Trois semaines plus tard, l’entrée par la petite porte du SNU dans ce dispositif vient fragiliser l’ambition du ministre portée tambour battant. La mesure, qui se limite à un stage d’observation comme il en existe déjà en troisième, apparaît bien plus comme une nouvelle opportunité, pour le gouvernement, de grossir les rangs des jeunes volontaires aux fameux douze jours de séjour de cohésion. Elle viendrait s’ajouter au nouveau « label engagé », dont Politis révèle ici les coulisses.
« Projet discriminant »
Pour Claire Guéville, secrétaire nationale du Snes-FSU en charge des lycées, « ce projet est discriminant ». « Dans les 550 000 jeunes qui devront trouver un stage, certains pourront profiter du réseau familial, d’autres auront la chance de partir à l’étranger. Mais ceux qui n’ont pas le capital social ou culturel pour avoir ce type d’opportunité, ils iront faire le SNU. Socialement, c’est très inégalitaire », pointe-t-elle.

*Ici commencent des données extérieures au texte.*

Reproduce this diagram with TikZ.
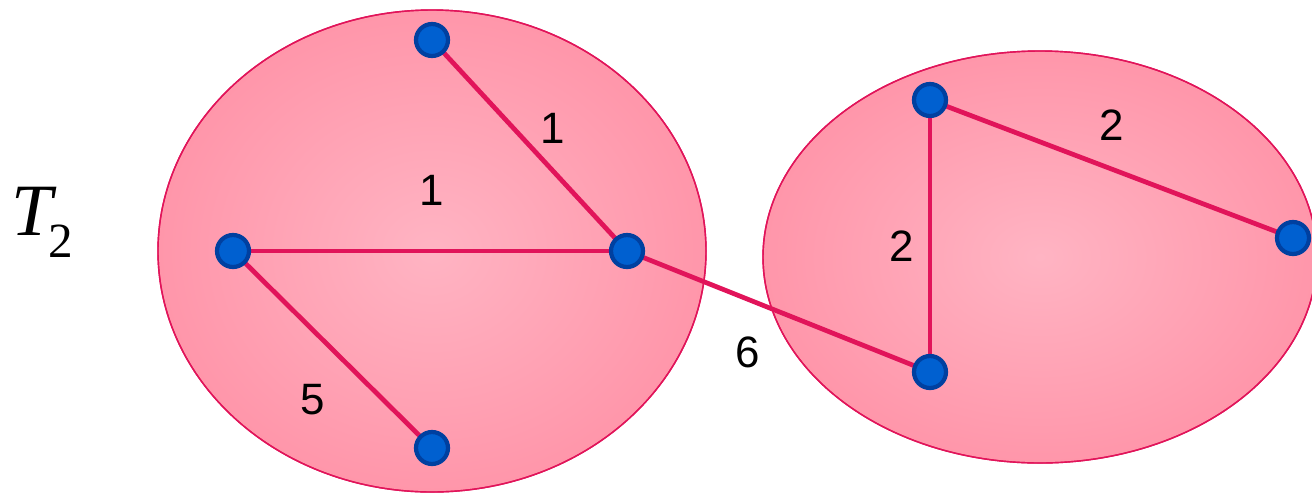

160 millions alloués au SNU, ce sont 160 millions de trop dans un contexte où notre éducation nationale est à l’agonie.
La Fage
Les réactions des syndicats de jeunesse ne se sont pas fait attendre. La Fage, première organisation représentative des étudiant·es, dénonce ce lundi « de nouvelles mesures [prises], une fois n’est pas coutume, sans concertation des premiers et premières concernées. » « 160 millions d’euros alloués au SNU en 2024 sont 160 millions de trop dans un contexte où notre éducation nationale est à l’agonie », pointe le syndicat. Le gouvernement reculera-t-il devant de potentielles frondes des jeunes contre ce projet de décret ? Le texte sera soumis au conseil supérieur de l’éducation, le 16 novembre.